Linguistics is the scientific study of language. It encompasses the analysis of every aspect of language, as well as the methods for studying and modeling them.
The traditional areas of linguistic analysis include phonetics, phonology, morphology, syntax, semantics, and pragmatics. Each of these areas roughly corresponds to phenomena found in human linguistic systems: sounds (and gesture, in the case of signed languages), minimal units (words, morphemes), phrases and sentences, and meaning and use.
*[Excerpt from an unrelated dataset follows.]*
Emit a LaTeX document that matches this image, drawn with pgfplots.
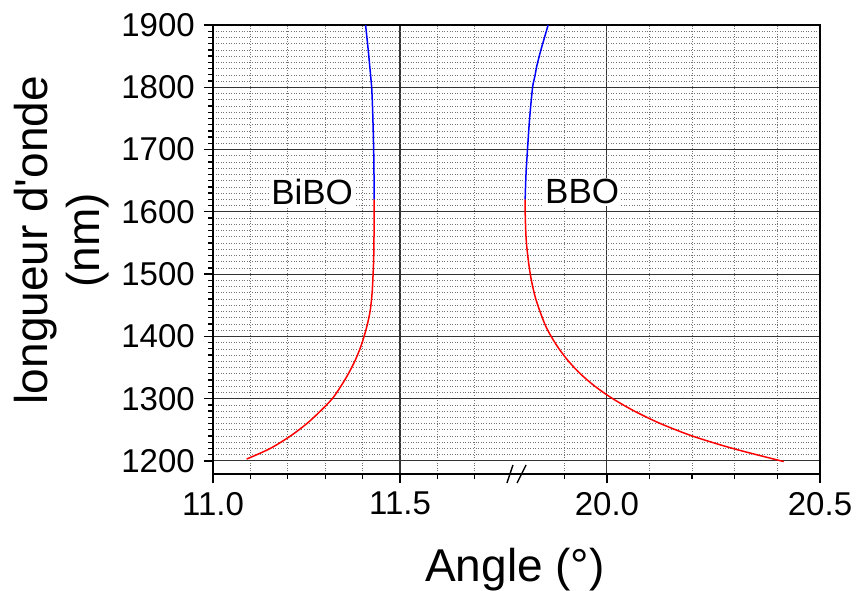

Linguistics studies these phenomena in diverse ways and from various perspectives. Theoretical linguistics (including traditional descriptive linguistics) is concerned with building models of these systems, their parts (ontologies), and their combinatorics. Psycholinguistics builds theories of the processing and production of all these phenomena. These phenomena may be studied synchronically or diachronically (through history), in monolinguals or polyglots, in children or adults, as they are acquired or statically, as abstract objects or as embodied cognitive structures, using texts (corpora) or through experimental elicitation, by gathering data mechanically, through fieldwork, or through introspective inference tasks. Computational linguistics implements theoretical constructs to parse or produce natural language or homologues. Neurolinguistics investigates linguistic phenomena by experiments on actual brain responses involving linguistic stimuli.
Linguistics is related to the philosophy of language, stylistics and rhetoric, semiotics, lexicography, and translation.